Source records

==============================

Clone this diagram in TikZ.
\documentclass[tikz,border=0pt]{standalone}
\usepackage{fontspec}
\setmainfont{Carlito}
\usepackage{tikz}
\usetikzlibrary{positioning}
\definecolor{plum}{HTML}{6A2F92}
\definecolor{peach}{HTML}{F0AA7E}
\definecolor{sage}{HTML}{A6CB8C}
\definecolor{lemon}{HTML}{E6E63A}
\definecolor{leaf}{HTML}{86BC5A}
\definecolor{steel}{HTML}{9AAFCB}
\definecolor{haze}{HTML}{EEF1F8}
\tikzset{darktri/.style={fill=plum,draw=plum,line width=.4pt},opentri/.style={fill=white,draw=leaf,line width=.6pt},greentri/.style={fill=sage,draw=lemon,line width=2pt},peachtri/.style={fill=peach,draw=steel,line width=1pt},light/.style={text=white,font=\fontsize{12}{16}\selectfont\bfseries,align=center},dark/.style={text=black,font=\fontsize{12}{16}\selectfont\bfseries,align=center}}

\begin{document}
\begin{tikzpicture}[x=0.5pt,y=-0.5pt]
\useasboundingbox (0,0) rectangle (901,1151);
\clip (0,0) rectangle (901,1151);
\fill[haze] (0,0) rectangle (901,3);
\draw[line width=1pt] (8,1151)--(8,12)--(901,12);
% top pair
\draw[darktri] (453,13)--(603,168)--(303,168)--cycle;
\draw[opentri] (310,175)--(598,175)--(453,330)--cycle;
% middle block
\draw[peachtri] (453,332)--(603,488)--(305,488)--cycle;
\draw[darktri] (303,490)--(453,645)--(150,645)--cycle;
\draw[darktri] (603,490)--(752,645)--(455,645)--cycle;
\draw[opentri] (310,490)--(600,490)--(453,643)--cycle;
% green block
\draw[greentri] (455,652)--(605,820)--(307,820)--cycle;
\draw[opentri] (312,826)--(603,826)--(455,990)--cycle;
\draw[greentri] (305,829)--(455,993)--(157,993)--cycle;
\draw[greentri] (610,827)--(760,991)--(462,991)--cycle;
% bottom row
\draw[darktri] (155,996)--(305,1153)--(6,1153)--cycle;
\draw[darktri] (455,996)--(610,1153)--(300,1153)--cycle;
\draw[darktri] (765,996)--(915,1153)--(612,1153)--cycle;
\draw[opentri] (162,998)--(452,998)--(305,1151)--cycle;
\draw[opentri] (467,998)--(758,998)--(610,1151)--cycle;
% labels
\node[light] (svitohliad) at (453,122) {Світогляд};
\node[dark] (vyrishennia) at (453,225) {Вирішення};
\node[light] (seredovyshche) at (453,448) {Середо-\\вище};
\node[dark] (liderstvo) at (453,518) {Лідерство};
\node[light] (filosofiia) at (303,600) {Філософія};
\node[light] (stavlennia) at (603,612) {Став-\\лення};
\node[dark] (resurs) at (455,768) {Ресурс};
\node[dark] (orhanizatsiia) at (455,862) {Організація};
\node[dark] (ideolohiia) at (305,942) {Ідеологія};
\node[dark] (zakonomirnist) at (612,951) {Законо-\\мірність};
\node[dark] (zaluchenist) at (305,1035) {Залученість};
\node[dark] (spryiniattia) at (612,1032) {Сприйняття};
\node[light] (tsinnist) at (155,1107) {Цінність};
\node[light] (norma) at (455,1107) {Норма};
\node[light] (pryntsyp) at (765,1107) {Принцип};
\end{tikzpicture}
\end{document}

==============================

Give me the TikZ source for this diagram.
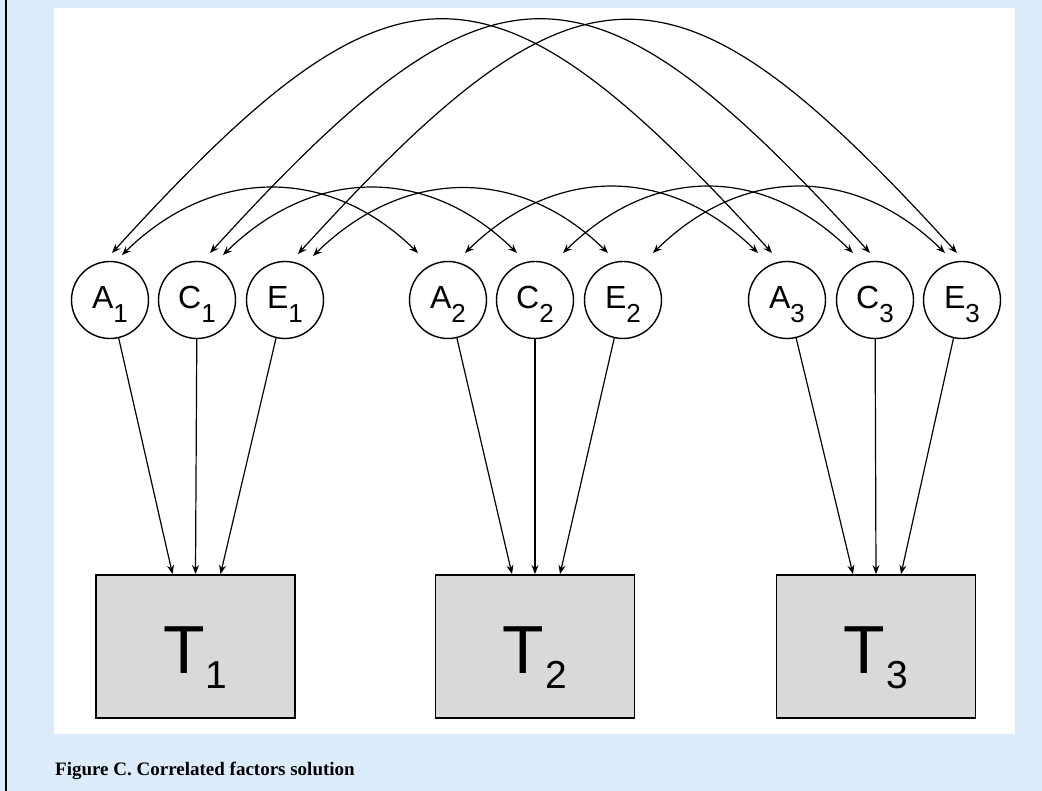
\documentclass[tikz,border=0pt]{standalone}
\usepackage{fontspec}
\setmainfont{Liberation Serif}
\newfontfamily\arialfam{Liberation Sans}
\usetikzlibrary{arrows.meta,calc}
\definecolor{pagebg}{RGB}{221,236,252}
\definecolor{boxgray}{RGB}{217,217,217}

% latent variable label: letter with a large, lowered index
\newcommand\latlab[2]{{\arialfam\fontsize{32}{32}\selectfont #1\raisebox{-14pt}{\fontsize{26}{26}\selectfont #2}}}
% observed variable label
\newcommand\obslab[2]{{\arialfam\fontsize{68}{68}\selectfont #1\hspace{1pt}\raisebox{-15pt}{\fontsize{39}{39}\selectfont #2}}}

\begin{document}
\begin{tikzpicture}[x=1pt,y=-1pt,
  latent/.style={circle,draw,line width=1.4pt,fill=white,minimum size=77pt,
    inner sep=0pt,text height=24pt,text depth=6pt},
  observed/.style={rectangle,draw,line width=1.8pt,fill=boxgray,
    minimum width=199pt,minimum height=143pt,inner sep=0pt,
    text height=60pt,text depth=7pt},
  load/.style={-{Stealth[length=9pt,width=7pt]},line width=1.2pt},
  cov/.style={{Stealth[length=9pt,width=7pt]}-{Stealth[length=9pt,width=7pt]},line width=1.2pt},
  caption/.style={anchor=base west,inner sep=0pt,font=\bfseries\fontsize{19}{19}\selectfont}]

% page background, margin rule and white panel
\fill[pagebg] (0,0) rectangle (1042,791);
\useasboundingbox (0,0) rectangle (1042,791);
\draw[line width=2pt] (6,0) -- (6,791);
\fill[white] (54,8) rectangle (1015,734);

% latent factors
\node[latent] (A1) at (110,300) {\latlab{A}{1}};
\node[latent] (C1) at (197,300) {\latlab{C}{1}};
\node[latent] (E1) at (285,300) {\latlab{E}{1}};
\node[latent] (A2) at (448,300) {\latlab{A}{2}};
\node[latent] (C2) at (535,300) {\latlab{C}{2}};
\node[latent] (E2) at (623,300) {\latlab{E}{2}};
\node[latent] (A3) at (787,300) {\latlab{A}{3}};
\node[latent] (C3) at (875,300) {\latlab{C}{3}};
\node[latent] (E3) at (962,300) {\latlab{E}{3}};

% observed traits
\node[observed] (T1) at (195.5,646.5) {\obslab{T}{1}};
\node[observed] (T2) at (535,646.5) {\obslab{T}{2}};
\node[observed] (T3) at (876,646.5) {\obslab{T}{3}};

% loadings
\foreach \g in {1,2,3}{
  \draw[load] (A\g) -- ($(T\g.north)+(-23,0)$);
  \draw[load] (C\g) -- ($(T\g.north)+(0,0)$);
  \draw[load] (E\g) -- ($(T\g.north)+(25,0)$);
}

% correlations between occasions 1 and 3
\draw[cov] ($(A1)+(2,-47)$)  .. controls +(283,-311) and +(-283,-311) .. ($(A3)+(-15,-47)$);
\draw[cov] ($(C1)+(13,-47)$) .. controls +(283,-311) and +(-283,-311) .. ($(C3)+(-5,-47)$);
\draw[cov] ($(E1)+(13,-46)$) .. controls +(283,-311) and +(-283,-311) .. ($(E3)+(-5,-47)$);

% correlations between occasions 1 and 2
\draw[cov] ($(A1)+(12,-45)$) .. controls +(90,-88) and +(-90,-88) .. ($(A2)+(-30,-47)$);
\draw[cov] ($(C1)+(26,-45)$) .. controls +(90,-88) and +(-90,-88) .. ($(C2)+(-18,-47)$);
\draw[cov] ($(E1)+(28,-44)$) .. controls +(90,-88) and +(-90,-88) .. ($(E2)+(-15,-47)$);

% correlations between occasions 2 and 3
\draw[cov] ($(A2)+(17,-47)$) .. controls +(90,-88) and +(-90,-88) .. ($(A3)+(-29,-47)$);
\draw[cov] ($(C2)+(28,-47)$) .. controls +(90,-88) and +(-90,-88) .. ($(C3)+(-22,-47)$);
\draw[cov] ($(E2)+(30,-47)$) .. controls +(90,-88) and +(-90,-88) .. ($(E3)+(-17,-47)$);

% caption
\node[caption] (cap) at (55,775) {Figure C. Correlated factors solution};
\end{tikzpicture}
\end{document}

==============================

**Requirements**
Search the lines for the word "this" and report how many contain it, by number only.

**Expected answer**
2